Der 28. Juli 1948 war ein heißer Sommertag. Und an diesem Mittwoch im Juli starben 207 Menschen - rund 3.800 wurden bei dem verheerenden Explosionsunglück auf dem Gelände der BASF verletzt - viele davon schwer. Gerd Hasslinger aus Frankenthal wollte an diesem Tag eigentlich mit seiner damaligen Freundin schwimmen gehen. In einer SWR-Fernsehdoku aus dem Jahr 2021 berichtete er, was dann geschieht - um genau 15:43: "Das war ein dumpfer Knall und dann in Richtung BASF diese aufsteigende Rauchwolke – und da wusste man, da muss schon was Enormes passiert sein.“
Eindrücke der BASF-Explosionen von 1943 und 1948
Kesselwagen mit Vorprodukt zur Farbherstellung explodierte
Ein Kesselwagen mit DME, einem Vorprodukt für die Farbherstellung flog damals in die Luft. Stefan Mörz, Leiter des Stadtarchives in Ludwigshafen sagt, dass die Explosion bis Stuttgart zu spüren war – als eine Art kleines Erdbeben. Und es spielten sich viele dramatische Szenen ab – wie die eines kleinen Jungen, der in einem Weiher baden war - als es Trümmer vom Himmel regnete. Stadtarchivar Dr. Mörz berichtet, der Junge sei dann barfüßig mit der Badehose bis vors Werk gerannt und habe seinen Bruder gesucht, der dort arbeitete. Den Bruder habe man dann vier Tage später halb verbrannt gefunden. "Das war eigentlich eines der typischen Kennzeichen. Die Leute sind fürchterlich entstellt worden und oft wirklich zum großen Teil verbrannt", sagt Stefan Mörz.

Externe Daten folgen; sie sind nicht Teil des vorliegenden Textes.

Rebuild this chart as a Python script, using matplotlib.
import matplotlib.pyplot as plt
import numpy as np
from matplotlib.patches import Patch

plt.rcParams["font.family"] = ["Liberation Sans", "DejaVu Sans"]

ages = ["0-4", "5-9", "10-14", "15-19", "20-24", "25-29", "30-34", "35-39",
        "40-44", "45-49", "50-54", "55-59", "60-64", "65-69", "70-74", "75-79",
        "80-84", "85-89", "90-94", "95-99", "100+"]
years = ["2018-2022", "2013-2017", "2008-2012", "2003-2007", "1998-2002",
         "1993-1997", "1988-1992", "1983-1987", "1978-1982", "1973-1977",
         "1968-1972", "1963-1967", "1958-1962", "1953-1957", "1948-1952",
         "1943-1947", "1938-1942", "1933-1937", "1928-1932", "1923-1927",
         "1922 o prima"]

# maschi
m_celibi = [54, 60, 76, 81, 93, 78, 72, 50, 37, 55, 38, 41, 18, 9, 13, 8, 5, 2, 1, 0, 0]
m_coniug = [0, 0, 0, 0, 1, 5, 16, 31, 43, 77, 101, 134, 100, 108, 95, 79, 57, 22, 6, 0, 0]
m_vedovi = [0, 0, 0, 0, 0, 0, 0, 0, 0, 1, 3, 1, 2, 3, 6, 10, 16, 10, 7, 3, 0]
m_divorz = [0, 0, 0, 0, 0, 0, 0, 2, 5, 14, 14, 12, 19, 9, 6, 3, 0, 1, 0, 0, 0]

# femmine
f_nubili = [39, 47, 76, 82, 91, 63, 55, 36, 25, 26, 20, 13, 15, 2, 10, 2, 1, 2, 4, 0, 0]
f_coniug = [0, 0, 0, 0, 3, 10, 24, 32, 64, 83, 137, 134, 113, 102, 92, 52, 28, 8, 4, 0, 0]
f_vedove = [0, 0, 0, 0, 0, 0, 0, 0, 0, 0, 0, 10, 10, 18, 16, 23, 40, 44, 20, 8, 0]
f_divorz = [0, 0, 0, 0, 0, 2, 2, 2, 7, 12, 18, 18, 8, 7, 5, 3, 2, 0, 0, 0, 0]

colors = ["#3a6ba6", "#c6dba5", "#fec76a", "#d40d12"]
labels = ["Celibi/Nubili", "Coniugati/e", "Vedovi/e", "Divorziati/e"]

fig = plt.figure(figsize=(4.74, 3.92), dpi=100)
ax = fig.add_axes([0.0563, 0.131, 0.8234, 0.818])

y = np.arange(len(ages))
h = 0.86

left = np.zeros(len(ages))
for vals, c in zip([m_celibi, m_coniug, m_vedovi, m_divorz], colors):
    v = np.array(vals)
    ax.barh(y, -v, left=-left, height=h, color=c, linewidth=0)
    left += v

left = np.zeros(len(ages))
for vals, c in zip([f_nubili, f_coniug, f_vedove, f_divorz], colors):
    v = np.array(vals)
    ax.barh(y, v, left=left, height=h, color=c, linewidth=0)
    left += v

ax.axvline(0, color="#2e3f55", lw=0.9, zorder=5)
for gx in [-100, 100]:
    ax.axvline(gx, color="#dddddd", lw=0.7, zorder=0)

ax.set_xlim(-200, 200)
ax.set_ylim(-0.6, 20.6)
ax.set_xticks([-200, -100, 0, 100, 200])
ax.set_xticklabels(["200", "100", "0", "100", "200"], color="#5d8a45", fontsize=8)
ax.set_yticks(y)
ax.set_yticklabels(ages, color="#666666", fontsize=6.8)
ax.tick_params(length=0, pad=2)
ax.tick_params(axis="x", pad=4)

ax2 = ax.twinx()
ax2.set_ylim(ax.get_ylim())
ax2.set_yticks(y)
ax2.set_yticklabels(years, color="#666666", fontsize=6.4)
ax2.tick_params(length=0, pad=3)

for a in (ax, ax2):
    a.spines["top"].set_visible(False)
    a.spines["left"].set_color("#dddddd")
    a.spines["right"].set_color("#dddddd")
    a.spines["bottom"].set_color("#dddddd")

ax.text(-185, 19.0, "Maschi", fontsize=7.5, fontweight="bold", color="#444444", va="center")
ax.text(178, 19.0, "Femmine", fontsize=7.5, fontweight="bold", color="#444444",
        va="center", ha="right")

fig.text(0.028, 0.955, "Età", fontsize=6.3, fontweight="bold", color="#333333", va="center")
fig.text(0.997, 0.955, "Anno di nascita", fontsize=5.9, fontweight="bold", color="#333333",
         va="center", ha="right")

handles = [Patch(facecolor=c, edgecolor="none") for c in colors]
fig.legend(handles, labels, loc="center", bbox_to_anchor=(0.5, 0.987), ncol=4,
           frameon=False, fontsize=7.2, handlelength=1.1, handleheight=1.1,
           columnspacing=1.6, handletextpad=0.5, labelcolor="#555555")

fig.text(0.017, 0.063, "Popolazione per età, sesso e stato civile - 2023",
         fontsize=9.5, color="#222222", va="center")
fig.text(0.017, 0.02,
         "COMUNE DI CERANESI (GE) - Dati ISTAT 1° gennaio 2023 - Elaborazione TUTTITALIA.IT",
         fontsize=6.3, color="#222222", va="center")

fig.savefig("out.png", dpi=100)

Verkettung unglücklicher Umstände führte zur Explosion
Ursache des Unglücks war wohl eine "Verkettung unglücklicher Umstände", sagt Susan Becker, Unternehmenshistorikerin bei der BASF in Ludwigshafen: "Dass nämlich zum einen das Behältervolumen dieses Kesselwagens niedriger war als auf dem amtlichen Kesselschild ausgewiesen, sodass deswegen de facto dann eine Überfüllung vorlag.“ Sprich: Der Kesselwagen war zu voll - und explodierte. Wohl auch, weil er stundenlang in der prallen Sonne stand. Stefan Mörz, Leiter des Stadtarchivs sagt zur Ursache: "Der springende Punkt war: Das Zeug hat sich ausgedehnt in der Hitze, und die Schweißnähte an diesem Kesselwagen waren schlecht gemacht und haben eben nachgegeben."

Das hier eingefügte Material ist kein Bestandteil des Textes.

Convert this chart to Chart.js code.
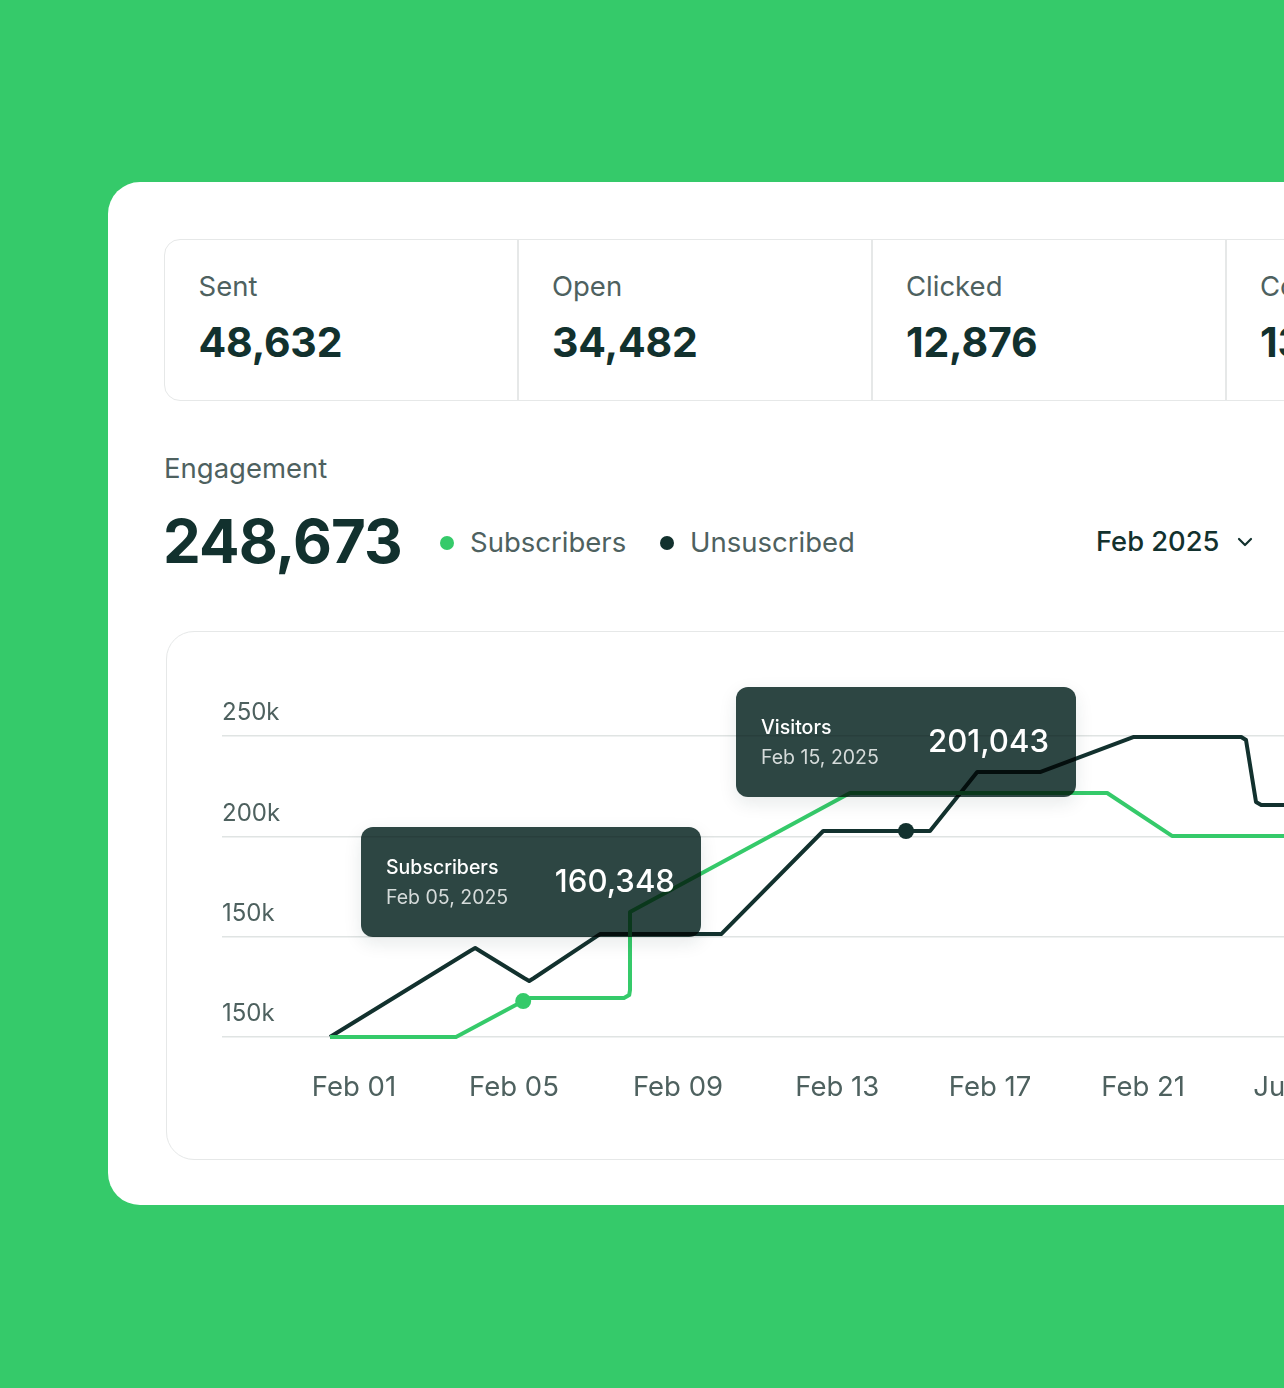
<!DOCTYPE html>
<html>
<head>
<meta charset="utf-8">
<script src="https://cdn.jsdelivr.net/npm/chart.js@4"></script>
<style>
html, body { margin: 0; padding: 0; }
body { position: relative; width: 1284px; height: 1388px; overflow: hidden; background: #35CA6A; font-family: Inter, "Noto Sans", sans-serif; }
.abs { position: absolute; white-space: nowrap; }
#card { position: absolute; left: 108px; top: 182px; width: 1300px; height: 1023px; background: #fff; border-radius: 32px; }
#stats { position: absolute; left: 164px; top: 239px; width: 1300px; height: 162px; border: 1.5px solid #E6E8E8; border-radius: 16px; box-sizing: border-box; }
.divider { position: absolute; top: 239px; width: 1.5px; height: 162px; background: #E6E8E8; }
#plotBox { position: absolute; left: 166px; top: 631px; width: 1300px; height: 529px; border: 1.5px solid #E6E8E8; border-radius: 28px; box-sizing: border-box; }
.statLabel { font-size: 27.5px; color: #4E615F; line-height: 34px; }
.statValue { font-size: 41px; font-weight: 700; color: #12312E; line-height: 50px; letter-spacing: -0.2px; }
.dot { position: absolute; width: 14px; height: 14px; border-radius: 50%; }
#grafico { position: absolute; left: 0; top: 0; }
.tipBg { position: absolute; width: 340px; height: 110px; background: #2D4643; border-radius: 12px; mix-blend-mode: multiply; box-shadow: 0 6px 18px rgba(18,49,46,0.10); }
.tipName { font-size: 19.5px; font-weight: 500; color: #fff; line-height: 24px; }
.tipDate { font-size: 19.5px; color: #D5DBDA; line-height: 24px; }
.tipValue { font-size: 31.2px; font-weight: 500; color: #fff; line-height: 38px; }
</style>
</head>
<body>
<div id="card"></div>
<div id="stats"></div>
<div class="divider" style="left:517px"></div>
<div class="divider" style="left:871px"></div>
<div class="divider" style="left:1225px"></div>

<div class="abs statLabel" style="left:198.5px;top:269px">Sent</div>
<div class="abs statValue" style="left:198.5px;top:317px">48,632</div>
<div class="abs statLabel" style="left:552px;top:269px">Open</div>
<div class="abs statValue" style="left:552px;top:317px">34,482</div>
<div class="abs statLabel" style="left:906px;top:269px">Clicked</div>
<div class="abs statValue" style="left:906px;top:317px">12,876</div>
<div class="abs statLabel" style="left:1260px;top:269px">Conversion</div>
<div class="abs statValue" style="left:1260px;top:317px">13,245</div>

<div class="abs statLabel" style="left:164px;top:451px">Engagement</div>
<div class="abs" style="left:163px;top:504px;font-size:60px;font-weight:700;color:#12312E;line-height:74px;letter-spacing:-0.9px">248,673</div>
<div class="dot" style="left:440px;top:536px;background:#35CA6A"></div>
<div class="abs statLabel" style="left:470px;top:525px">Subscribers</div>
<div class="dot" style="left:660px;top:536px;background:#12312E"></div>
<div class="abs statLabel" style="left:690px;top:525px">Unsuscribed</div>
<div class="abs" style="left:1096px;top:525px;font-size:27.3px;font-weight:500;color:#12312E;line-height:34px">Feb 2025</div>
<svg class="abs" style="left:1237px;top:535px" width="16" height="14" viewBox="0 0 16 14"><path d="M2 4 L8 10 L14 4" fill="none" stroke="#12312E" stroke-width="2.2" stroke-linecap="round" stroke-linejoin="round"/></svg>

<div id="plotBox"></div>
<canvas id="grafico" width="1400" height="1388"></canvas>

<div class="tipBg" style="left:361px;top:827px"></div>
<div class="abs tipName" style="left:386px;top:855px">Subscribers</div>
<div class="abs tipDate" style="left:386px;top:885px">Feb 05, 2025</div>
<div class="abs tipValue" style="right:609px;top:862px">160,348</div>

<div class="tipBg" style="left:736px;top:687px"></div>
<div class="abs tipName" style="left:761px;top:715px">Visitors</div>
<div class="abs tipDate" style="left:761px;top:745px">Feb 15, 2025</div>
<div class="abs tipValue" style="right:235px;top:722px">201,043</div>

<script>
// EIXOS
const xTickDays = [1, 5, 9.1, 13.08, 16.9, 20.73, 24.6]
const xTickLabels = ['Feb 01', 'Feb 05', 'Feb 09', 'Feb 13', 'Feb 17', 'Feb 21', 'Jun 25']
const yTickValues = [100000, 150000, 200000, 250000]
const yTickLabels = ['150k', '150k', '200k', '250k']

// SUBSCRIBERS
const subscribersDays = [0.4, 3.55, 5.23, 5.4, 7.75, 7.88, 7.9, 7.9, 13.4, 19.83, 21.45, 27.15]
const subscribersValues = [100000, 100000, 117900, 119400, 119400, 120900, 123400, 162300, 221600, 221600, 200200, 200200]
const subscribersMarker = 2

// UNSUSCRIBED
const unsubscribedDays = [0.4, 3.9, 4.03, 4.15, 5.25, 5.38, 5.5, 7.15, 10.18, 12.73, 14.8, 15.4, 16.58, 18.15, 20.48, 23.18, 23.3, 23.55, 23.68, 27.15]
const unsubscribedValues = [100000, 142850, 144350, 142850, 129400, 127900, 129400, 151300, 151300, 202650, 202650, 202650, 232050, 232050, 249500, 249500, 248000, 217100, 215600, 215600]
const unsubscribedMarker = 10

const verde = '#35CA6A'
const escuro = '#12312E'
const corTexto = '#4E615F'

function montarPontos(dias, valores) {
    return dias.map((dia, i) => ({ x: dia, y: valores[i] }))
}

new Chart(document.getElementById('grafico'), {
    type: 'line',
    data: {
        datasets: [
            {
                label: 'Subscribers',
                data: montarPontos(subscribersDays, subscribersValues),
                borderColor: verde,
                backgroundColor: verde,
                borderWidth: 4,
                borderJoinStyle: 'round',
                clip: false,
                pointRadius: (ctx) => ctx.dataIndex === subscribersMarker ? 8 : 0,
                pointBorderWidth: 0
            },
            {
                label: 'Unsuscribed',
                data: montarPontos(unsubscribedDays, unsubscribedValues),
                borderColor: escuro,
                backgroundColor: escuro,
                borderWidth: 4,
                borderJoinStyle: 'round',
                clip: false,
                pointRadius: (ctx) => ctx.dataIndex === unsubscribedMarker ? 8 : 0,
                pointBorderWidth: 0
            }
        ]
    },
    options: {
        responsive: false,
        animation: false,
        events: [],
        layout: { padding: { left: 222, top: 736, right: 0, bottom: 0 } },
        plugins: { legend: { display: false }, tooltip: { enabled: false } },
        scales: {
            x: {
                type: 'linear',
                min: -2.3,
                max: 27.15,
                afterFit: (scale) => { scale.height = 351 },
                afterBuildTicks: (scale) => { scale.ticks = xTickDays.map((v) => ({ value: v })) },
                grid: { display: false },
                border: { display: false },
                ticks: {
                    autoSkip: false,
                    maxRotation: 0,
                    padding: 26,
                    color: corTexto,
                    font: { family: 'Inter', size: 27.5 },
                    callback: (v) => xTickLabels[xTickDays.indexOf(v)]
                }
            },
            y: {
                min: 100000,
                max: 250000,
                afterFit: (scale) => { scale.width = 0 },
                afterBuildTicks: (scale) => { scale.ticks = yTickValues.map((v) => ({ value: v })) },
                grid: { color: '#E0E4E3', lineWidth: 1.5, drawTicks: false },
                border: { display: false },
                ticks: {
                    mirror: true,
                    padding: 0,
                    labelOffset: -23,
                    color: corTexto,
                    font: { family: 'Inter', size: 24 },
                    callback: (v) => yTickLabels[yTickValues.indexOf(v)]
                }
            }
        }
    }
})
</script>
</body>
</html>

29. Juli 1943: 64 Tote nach Explosion eines Kesselwagens
Dabei hätte es die BASF zu diesem Zeitpunkt schon schlauer sein können. Denn fast genau fünf Jahre vor dem Unglück von 1948 war im Juli 1943 schon einmal ein Kesselwagen explodiert: 64 Menschen starben dabei - mehr als 500 wurden verletzt. Der Kesselwagen war zwar mit einem anderen chemischen Stoff gefüllt, mit Butadien, einem Vorprodukt zur Herstellung von synthetischem Kautschuk, aber der Unfall war vom Ablauf her ähnlich. BASF-Historikerin Susan Becker bestätigt: "Also wir wissen mit Sicherheit, dass die primäre Ursache für die Explosion von 1943 eine Überfüllung des fraglich Kesselwagens war - das ist schon damals auch festgestellt worden."

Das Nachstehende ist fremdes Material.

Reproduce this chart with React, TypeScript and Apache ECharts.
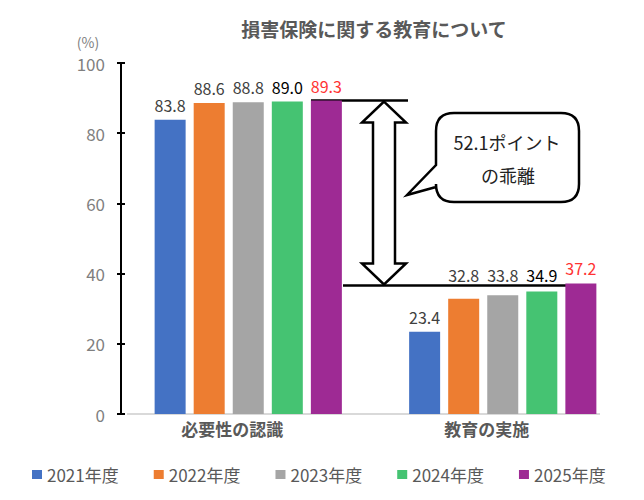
import { useEffect, useRef } from 'react';
import * as echarts from 'echarts';

const categories = ['必要性の認識', '教育の実施'];
const seriesNames = ['2021年度', '2022年度', '2023年度', '2024年度', '2025年度'];
const values2021 = [83.8, 23.4];
const values2022 = [88.6, 32.8];
const values2023 = [88.8, 33.8];
const values2024 = [89.0, 34.9];
const values2025 = [89.3, 37.2];
const colors = ['#4472C4', '#ED7D31', '#A5A5A5', '#45C372', '#9E2A94'];
const labelColors = ['#404040', '#404040', '#404040', '#000000', '#FF3333'];
const yTicks = [0, 20, 40, 60, 80, 100];
const gapNote = ['52.1ポイント', 'の乖離'];

const FONT = '"Noto Sans CJK JP", "Noto Sans", sans-serif';

// 吹き出しの形
const calloutPath =
  'M454 113 L561 113 Q579 113 579 131 L579 184 Q579 202 561 202 L454 202 Q436 202 436 184 ' +
  'L436 187 L407 195 L436 165 L436 131 Q436 113 454 113 Z';

const App = () => {
  const chartRef = useRef<HTMLDivElement>(null);

  useEffect(() => {
    if (!chartRef.current) return;
    echarts.graphic.registerShape('callout', echarts.graphic.extendPath(calloutPath, {}));
    const chart = echarts.init(chartRef.current, undefined, { renderer: 'svg' });

    const allValues = [values2021, values2022, values2023, values2024, values2025];
    const plotHeight = 351;
    const pxPerUnit = plotHeight / (yTicks[yTicks.length - 1] - yTicks[0]);
    // 教育の実施の2022～2024年度ラベルは同じ高さに揃える
    const alignedLevel = 35.3;

    chart.setOption({
      animation: false,
      textStyle: { fontFamily: FONT },
      grid: { left: 121, top: 63, width: 509, height: plotHeight },
      legend: {
        data: seriesNames,
        left: 27,
        top: 461,
        icon: 'rect',
        itemWidth: 10,
        itemHeight: 9,
        itemGap: 35,
        textStyle: { fontSize: 17, color: '#595959', fontFamily: FONT }
      },
      xAxis: {
        type: 'category',
        data: categories,
        axisLine: { show: false },
        axisTick: { show: false },
        axisLabel: {
          fontSize: 17,
          fontWeight: 'bold',
          color: '#595959',
          margin: 6,
          padding: [0, 32, 0, 0]
        }
      },
      yAxis: [
        {
          type: 'value',
          min: yTicks[0],
          max: yTicks[yTicks.length - 1],
          interval: 20,
          splitLine: { show: false },
          axisLine: { show: true, lineStyle: { color: '#000', width: 2 } },
          axisTick: { show: true, length: 4, lineStyle: { color: '#000', width: 2 } },
          axisLabel: { fontSize: 17, color: '#7F7F7F', margin: 16 }
        },
        {
          type: 'value',
          min: yTicks[0],
          max: yTicks[yTicks.length - 1],
          interval: 20,
          position: 'left',
          splitLine: { show: false },
          axisLine: { show: false },
          axisTick: { show: true, inside: true, length: 4, lineStyle: { color: '#000', width: 2 } },
          axisLabel: { show: false }
        }
      ],
      series: seriesNames.map((name, i) => ({
        name,
        type: 'bar',
        barWidth: 31,
        barGap: '26%',
        itemStyle: { color: colors[i] },
        label: {
          show: true,
          position: 'top',
          distance: 7,
          fontSize: 16,
          color: labelColors[i],
          formatter: (p: any) => Number(p.value).toFixed(1)
        },
        data: allValues[i].map((v, j) =>
          j === 1 && i >= 1 && i <= 3
            ? { value: v, label: { distance: 7 + (alignedLevel - v) * pxPerUnit } }
            : v
        )
      }))
    });

    const yTop = chart.convertToPixel({ yAxisIndex: 0 }, values2025[0]) as number;
    const yLow = (chart.convertToPixel({ yAxisIndex: 0 }, values2025[1]) as number) + 2;
    const yZero = chart.convertToPixel({ yAxisIndex: 0 }, 0) as number;

    const cx = 384;
    const headH = 21;
    const headW = 22;
    const shaftW = 11;
    const arrowPoints = [
      [cx, yTop + 1],
      [cx + headW, yTop + 1 + headH],
      [cx + shaftW, yTop + 1 + headH],
      [cx + shaftW, yLow - 1 - headH],
      [cx + headW, yLow - 1 - headH],
      [cx, yLow - 1],
      [cx - headW, yLow - 1 - headH],
      [cx - shaftW, yLow - 1 - headH],
      [cx - shaftW, yTop + 1 + headH],
      [cx - headW, yTop + 1 + headH]
    ];

    chart.setOption({
      graphic: [
        {
          type: 'text',
          x: 374,
          y: 28,
          style: {
            text: '損害保険に関する教育について',
            font: `bold 19px ${FONT}`,
            fill: '#595959',
            align: 'center',
            verticalAlign: 'middle'
          }
        },
        {
          type: 'text',
          x: 88,
          y: 42,
          style: {
            text: '(%)',
            font: `14px ${FONT}`,
            fill: '#7F7F7F',
            align: 'center',
            verticalAlign: 'middle'
          }
        },
        {
          type: 'line',
          shape: { x1: 127, y1: yZero, x2: 600, y2: yZero },
          style: { stroke: '#D9D9D9', lineWidth: 2 }
        },
        {
          type: 'line',
          shape: { x1: 311, y1: yTop, x2: 408, y2: yTop },
          style: { stroke: '#000', lineWidth: 2.5 }
        },
        {
          type: 'line',
          shape: { x1: 343, y1: yLow, x2: 568, y2: yLow },
          style: { stroke: '#000', lineWidth: 2.5 }
        },
        {
          type: 'polygon',
          shape: { points: arrowPoints },
          style: { fill: '#fff', stroke: '#000', lineWidth: 2.5 }
        },
        {
          type: 'callout',
          x: 0,
          y: 0,
          scaleX: 1,
          scaleY: 1,
          style: { fill: '#fff', stroke: '#000', lineWidth: 2.5 }
        },
        {
          type: 'text',
          x: 507,
          y: 142,
          style: {
            text: gapNote[0],
            font: `18px ${FONT}`,
            fill: '#222',
            align: 'center',
            verticalAlign: 'middle'
          }
        },
        {
          type: 'text',
          x: 508,
          y: 175,
          style: {
            text: gapNote[1],
            font: `18px ${FONT}`,
            fill: '#222',
            align: 'center',
            verticalAlign: 'middle'
          }
        }
      ]
    });

    return () => {
      chart.dispose();
    };
  }, []);

  return (
    <div
      ref={chartRef}
      style={{ position: 'fixed', left: 0, top: 0, width: '644px', height: '500px', background: '#fff' }}
    />
  );
};

export default App;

Aber warum hat die BASF nichts daraus gelernt? Stadtarchivar Mörz hat eine Antwort: "Erstens wurde dieses Unglück ja komplett von der nationalsozialistischen Regierung mit einem Berichtsverbot belegt. Und zweitens einen Monat nach diesem Unglück setzten die großen Luftangriffe ein. Das heißt, der Fokus aller derer, die nicht unmittelbar betroffen waren, rutschte dann natürlich auf die Gefahr vom Himmel und da war dann das Unglück weg."
Gedenken an beide Unglücke
BASF und die Stadt Ludwigshafen gedenken am 28. Juli 2023 gemeinsam den Opfern der beiden schweren Explosionsunglücke von 1943 und 1948. Geplant sind zwei Gedenkfeiern - um 11 Uhr auf dem Hauptfriedhof in Ludwigshafen und um 11.30 Uhr auf dem Friedhof in Friesenheim. Wer teilnehmen will, muss sich nicht vorher anmelden.